▸ What is expected
Output the material beneath this task exactly, images excluded.

▸ Dataset content
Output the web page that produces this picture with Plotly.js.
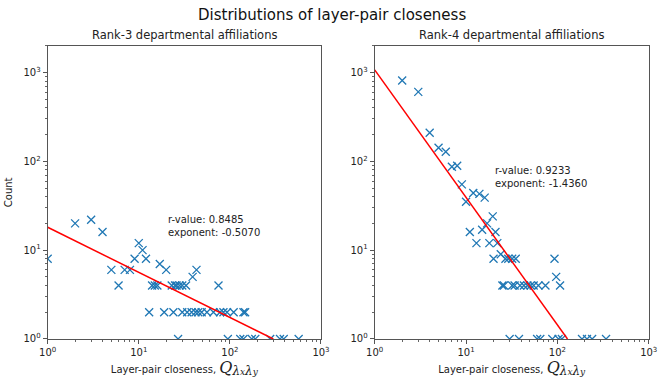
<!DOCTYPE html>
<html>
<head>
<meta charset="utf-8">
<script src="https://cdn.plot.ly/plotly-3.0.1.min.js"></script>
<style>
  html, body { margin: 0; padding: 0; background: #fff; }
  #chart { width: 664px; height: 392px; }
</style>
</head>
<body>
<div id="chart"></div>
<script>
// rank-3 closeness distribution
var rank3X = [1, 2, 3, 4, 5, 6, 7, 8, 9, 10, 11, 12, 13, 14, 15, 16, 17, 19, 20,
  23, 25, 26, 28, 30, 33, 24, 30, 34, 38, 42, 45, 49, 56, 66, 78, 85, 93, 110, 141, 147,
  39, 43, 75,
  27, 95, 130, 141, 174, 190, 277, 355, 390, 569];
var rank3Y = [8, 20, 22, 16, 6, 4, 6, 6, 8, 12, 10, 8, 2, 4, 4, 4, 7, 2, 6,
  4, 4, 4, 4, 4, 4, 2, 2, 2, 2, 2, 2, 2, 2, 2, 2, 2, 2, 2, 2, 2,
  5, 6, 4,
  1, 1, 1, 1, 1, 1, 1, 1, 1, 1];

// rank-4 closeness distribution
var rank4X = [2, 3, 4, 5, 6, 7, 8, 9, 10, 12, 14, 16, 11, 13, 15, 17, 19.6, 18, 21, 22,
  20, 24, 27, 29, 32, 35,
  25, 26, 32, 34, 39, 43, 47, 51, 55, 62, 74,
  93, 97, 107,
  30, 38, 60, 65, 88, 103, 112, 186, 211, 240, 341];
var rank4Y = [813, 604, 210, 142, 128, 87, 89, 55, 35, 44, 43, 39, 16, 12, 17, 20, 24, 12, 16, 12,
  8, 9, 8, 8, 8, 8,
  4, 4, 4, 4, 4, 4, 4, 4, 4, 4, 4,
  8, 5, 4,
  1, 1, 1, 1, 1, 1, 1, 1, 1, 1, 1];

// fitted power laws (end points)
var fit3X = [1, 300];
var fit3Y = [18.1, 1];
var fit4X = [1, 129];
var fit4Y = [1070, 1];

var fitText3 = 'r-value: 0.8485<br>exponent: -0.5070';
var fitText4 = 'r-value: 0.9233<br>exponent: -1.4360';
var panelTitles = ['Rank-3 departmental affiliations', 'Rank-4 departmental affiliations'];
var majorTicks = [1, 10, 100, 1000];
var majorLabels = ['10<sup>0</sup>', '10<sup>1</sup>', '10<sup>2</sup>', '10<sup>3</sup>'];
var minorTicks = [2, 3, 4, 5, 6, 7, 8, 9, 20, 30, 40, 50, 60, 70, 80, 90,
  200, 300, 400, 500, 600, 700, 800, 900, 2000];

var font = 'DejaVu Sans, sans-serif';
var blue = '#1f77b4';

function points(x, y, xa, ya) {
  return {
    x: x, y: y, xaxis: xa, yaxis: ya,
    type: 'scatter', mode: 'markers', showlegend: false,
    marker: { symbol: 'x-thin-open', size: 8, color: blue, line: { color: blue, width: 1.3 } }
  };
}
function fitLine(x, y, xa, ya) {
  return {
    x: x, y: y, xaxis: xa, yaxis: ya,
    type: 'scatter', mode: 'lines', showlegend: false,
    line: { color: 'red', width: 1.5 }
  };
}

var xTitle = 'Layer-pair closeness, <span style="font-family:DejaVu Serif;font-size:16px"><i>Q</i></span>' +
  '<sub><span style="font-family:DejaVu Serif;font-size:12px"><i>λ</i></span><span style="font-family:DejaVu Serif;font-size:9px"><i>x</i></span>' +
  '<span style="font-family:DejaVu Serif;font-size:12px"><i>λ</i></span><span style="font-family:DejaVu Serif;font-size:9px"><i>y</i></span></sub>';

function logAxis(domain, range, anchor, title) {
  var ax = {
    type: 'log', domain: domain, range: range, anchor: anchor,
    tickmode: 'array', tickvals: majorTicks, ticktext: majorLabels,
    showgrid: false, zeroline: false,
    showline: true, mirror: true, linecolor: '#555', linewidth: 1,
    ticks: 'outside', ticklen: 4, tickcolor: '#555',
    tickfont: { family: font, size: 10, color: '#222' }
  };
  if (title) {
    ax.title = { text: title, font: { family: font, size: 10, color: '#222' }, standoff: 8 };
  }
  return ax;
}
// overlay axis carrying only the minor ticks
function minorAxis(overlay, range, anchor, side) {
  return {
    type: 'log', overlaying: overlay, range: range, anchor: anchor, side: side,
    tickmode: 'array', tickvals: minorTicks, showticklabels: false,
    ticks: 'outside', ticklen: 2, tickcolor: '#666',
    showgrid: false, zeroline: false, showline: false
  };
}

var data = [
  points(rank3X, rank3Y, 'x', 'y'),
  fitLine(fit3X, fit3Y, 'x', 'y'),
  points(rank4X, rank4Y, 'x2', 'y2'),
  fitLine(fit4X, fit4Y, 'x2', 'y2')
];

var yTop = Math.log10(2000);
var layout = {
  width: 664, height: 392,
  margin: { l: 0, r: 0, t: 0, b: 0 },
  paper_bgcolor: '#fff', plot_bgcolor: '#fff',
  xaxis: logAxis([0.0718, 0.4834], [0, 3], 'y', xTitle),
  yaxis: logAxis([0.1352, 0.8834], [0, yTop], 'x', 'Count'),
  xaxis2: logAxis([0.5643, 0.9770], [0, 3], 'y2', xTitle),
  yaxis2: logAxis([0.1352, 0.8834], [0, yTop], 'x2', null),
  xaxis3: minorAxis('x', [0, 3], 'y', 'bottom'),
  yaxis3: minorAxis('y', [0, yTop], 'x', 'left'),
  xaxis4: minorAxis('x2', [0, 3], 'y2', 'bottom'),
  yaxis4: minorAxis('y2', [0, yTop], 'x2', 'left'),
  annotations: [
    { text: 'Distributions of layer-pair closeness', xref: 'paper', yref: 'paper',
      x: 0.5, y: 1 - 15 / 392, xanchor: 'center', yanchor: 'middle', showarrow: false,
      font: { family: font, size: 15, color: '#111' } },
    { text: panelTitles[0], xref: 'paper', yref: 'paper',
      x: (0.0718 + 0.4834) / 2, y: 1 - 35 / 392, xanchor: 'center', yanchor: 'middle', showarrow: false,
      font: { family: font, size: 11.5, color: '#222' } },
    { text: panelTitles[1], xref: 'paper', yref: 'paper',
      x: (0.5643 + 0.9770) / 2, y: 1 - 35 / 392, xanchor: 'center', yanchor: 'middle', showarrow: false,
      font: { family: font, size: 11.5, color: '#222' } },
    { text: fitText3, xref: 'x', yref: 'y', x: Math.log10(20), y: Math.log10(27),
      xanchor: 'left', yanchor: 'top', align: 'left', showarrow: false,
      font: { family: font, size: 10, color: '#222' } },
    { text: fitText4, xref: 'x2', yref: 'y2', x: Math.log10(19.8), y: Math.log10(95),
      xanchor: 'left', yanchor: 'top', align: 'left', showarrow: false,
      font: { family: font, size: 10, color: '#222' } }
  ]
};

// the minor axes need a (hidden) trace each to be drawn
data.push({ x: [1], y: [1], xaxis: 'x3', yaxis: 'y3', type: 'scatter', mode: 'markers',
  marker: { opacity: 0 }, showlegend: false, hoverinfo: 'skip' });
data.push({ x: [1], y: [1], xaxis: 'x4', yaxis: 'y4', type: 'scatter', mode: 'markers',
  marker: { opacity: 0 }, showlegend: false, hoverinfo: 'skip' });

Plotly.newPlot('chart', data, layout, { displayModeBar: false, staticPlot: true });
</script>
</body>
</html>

▸ Answer to this task
Output the web page that produces this picture with Plotly.js.
<!DOCTYPE html>
<html>
<head>
<meta charset="utf-8">
<script src="https://cdn.plot.ly/plotly-3.0.1.min.js"></script>
<style>
  html, body { margin: 0; padding: 0; background: #fff; }
  #chart { width: 664px; height: 392px; }
</style>
</head>
<body>
<div id="chart"></div>
<script>
// rank-3 closeness distribution
var rank3X = [1, 2, 3, 4, 5, 6, 7, 8, 9, 10, 11, 12, 13, 14, 15, 16, 17, 19, 20,
  23, 25, 26, 28, 30, 33, 24, 30, 34, 38, 42, 45, 49, 56, 66, 78, 85, 93, 110, 141, 147,
  39, 43, 75,
  27, 95, 130, 141, 174, 190, 277, 355, 390, 569];
var rank3Y = [8, 20, 22, 16, 6, 4, 6, 6, 8, 12, 10, 8, 2, 4, 4, 4, 7, 2, 6,
  4, 4, 4, 4, 4, 4, 2, 2, 2, 2, 2, 2, 2, 2, 2, 2, 2, 2, 2, 2, 2,
  5, 6, 4,
  1, 1, 1, 1, 1, 1, 1, 1, 1, 1];

// rank-4 closeness distribution
var rank4X = [2, 3, 4, 5, 6, 7, 8, 9, 10, 12, 14, 16, 11, 13, 15, 17, 19.6, 18, 21, 22,
  20, 24, 27, 29, 32, 35,
  25, 26, 32, 34, 39, 43, 47, 51, 55, 62, 74,
  93, 97, 107,
  30, 38, 60, 65, 88, 103, 112, 186, 211, 240, 341];
var rank4Y = [813, 604, 210, 142, 128, 87, 89, 55, 35, 44, 43, 39, 16, 12, 17, 20, 24, 12, 16, 12,
  8, 9, 8, 8, 8, 8,
  4, 4, 4, 4, 4, 4, 4, 4, 4, 4, 4,
  8, 5, 4,
  1, 1, 1, 1, 1, 1, 1, 1, 1, 1, 1];

// fitted power laws (end points)
var fit3X = [1, 300];
var fit3Y = [18.1, 1];
var fit4X = [1, 129];
var fit4Y = [1070, 1];

var fitText3 = 'r-value: 0.8485<br>exponent: -0.5070';
var fitText4 = 'r-value: 0.9233<br>exponent: -1.4360';
var panelTitles = ['Rank-3 departmental affiliations', 'Rank-4 departmental affiliations'];
var majorTicks = [1, 10, 100, 1000];
var majorLabels = ['10<sup>0</sup>', '10<sup>1</sup>', '10<sup>2</sup>', '10<sup>3</sup>'];
var minorTicks = [2, 3, 4, 5, 6, 7, 8, 9, 20, 30, 40, 50, 60, 70, 80, 90,
  200, 300, 400, 500, 600, 700, 800, 900, 2000];

var font = 'DejaVu Sans, sans-serif';
var blue = '#1f77b4';

function points(x, y, xa, ya) {
  return {
    x: x, y: y, xaxis: xa, yaxis: ya,
    type: 'scatter', mode: 'markers', showlegend: false,
    marker: { symbol: 'x-thin-open', size: 8, color: blue, line: { color: blue, width: 1.3 } }
  };
}
function fitLine(x, y, xa, ya) {
  return {
    x: x, y: y, xaxis: xa, yaxis: ya,
    type: 'scatter', mode: 'lines', showlegend: false,
    line: { color: 'red', width: 1.5 }
  };
}

var xTitle = 'Layer-pair closeness, <span style="font-family:DejaVu Serif;font-size:16px"><i>Q</i></span>' +
  '<sub><span style="font-family:DejaVu Serif;font-size:12px"><i>λ</i></span><span style="font-family:DejaVu Serif;font-size:9px"><i>x</i></span>' +
  '<span style="font-family:DejaVu Serif;font-size:12px"><i>λ</i></span><span style="font-family:DejaVu Serif;font-size:9px"><i>y</i></span></sub>';

function logAxis(domain, range, anchor, title) {
  var ax = {
    type: 'log', domain: domain, range: range, anchor: anchor,
    tickmode: 'array', tickvals: majorTicks, ticktext: majorLabels,
    showgrid: false, zeroline: false,
    showline: true, mirror: true, linecolor: '#555', linewidth: 1,
    ticks: 'outside', ticklen: 4, tickcolor: '#555',
    tickfont: { family: font, size: 10, color: '#222' }
  };
  if (title) {
    ax.title = { text: title, font: { family: font, size: 10, color: '#222' }, standoff: 8 };
  }
  return ax;
}
// overlay axis carrying only the minor ticks
function minorAxis(overlay, range, anchor, side) {
  return {
    type: 'log', overlaying: overlay, range: range, anchor: anchor, side: side,
    tickmode: 'array', tickvals: minorTicks, showticklabels: false,
    ticks: 'outside', ticklen: 2, tickcolor: '#666',
    showgrid: false, zeroline: false, showline: false
  };
}

var data = [
  points(rank3X, rank3Y, 'x', 'y'),
  fitLine(fit3X, fit3Y, 'x', 'y'),
  points(rank4X, rank4Y, 'x2', 'y2'),
  fitLine(fit4X, fit4Y, 'x2', 'y2')
];

var yTop = Math.log10(2000);
var layout = {
  width: 664, height: 392,
  margin: { l: 0, r: 0, t: 0, b: 0 },
  paper_bgcolor: '#fff', plot_bgcolor: '#fff',
  xaxis: logAxis([0.0718, 0.4834], [0, 3], 'y', xTitle),
  yaxis: logAxis([0.1352, 0.8834], [0, yTop], 'x', 'Count'),
  xaxis2: logAxis([0.5643, 0.9770], [0, 3], 'y2', xTitle),
  yaxis2: logAxis([0.1352, 0.8834], [0, yTop], 'x2', null),
  xaxis3: minorAxis('x', [0, 3], 'y', 'bottom'),
  yaxis3: minorAxis('y', [0, yTop], 'x', 'left'),
  xaxis4: minorAxis('x2', [0, 3], 'y2', 'bottom'),
  yaxis4: minorAxis('y2', [0, yTop], 'x2', 'left'),
  annotations: [
    { text: 'Distributions of layer-pair closeness', xref: 'paper', yref: 'paper',
      x: 0.5, y: 1 - 15 / 392, xanchor: 'center', yanchor: 'middle', showarrow: false,
      font: { family: font, size: 15, color: '#111' } },
    { text: panelTitles[0], xref: 'paper', yref: 'paper',
      x: (0.0718 + 0.4834) / 2, y: 1 - 35 / 392, xanchor: 'center', yanchor: 'middle', showarrow: false,
      font: { family: font, size: 11.5, color: '#222' } },
    { text: panelTitles[1], xref: 'paper', yref: 'paper',
      x: (0.5643 + 0.9770) / 2, y: 1 - 35 / 392, xanchor: 'center', yanchor: 'middle', showarrow: false,
      font: { family: font, size: 11.5, color: '#222' } },
    { text: fitText3, xref: 'x', yref: 'y', x: Math.log10(20), y: Math.log10(27),
      xanchor: 'left', yanchor: 'top', align: 'left', showarrow: false,
      font: { family: font, size: 10, color: '#222' } },
    { text: fitText4, xref: 'x2', yref: 'y2', x: Math.log10(19.8), y: Math.log10(95),
      xanchor: 'left', yanchor: 'top', align: 'left', showarrow: false,
      font: { family: font, size: 10, color: '#222' } }
  ]
};

// the minor axes need a (hidden) trace each to be drawn
data.push({ x: [1], y: [1], xaxis: 'x3', yaxis: 'y3', type: 'scatter', mode: 'markers',
  marker: { opacity: 0 }, showlegend: false, hoverinfo: 'skip' });
data.push({ x: [1], y: [1], xaxis: 'x4', yaxis: 'y4', type: 'scatter', mode: 'markers',
  marker: { opacity: 0 }, showlegend: false, hoverinfo: 'skip' });

Plotly.newPlot('chart', data, layout, { displayModeBar: false, staticPlot: true });
</script>
</body>
</html>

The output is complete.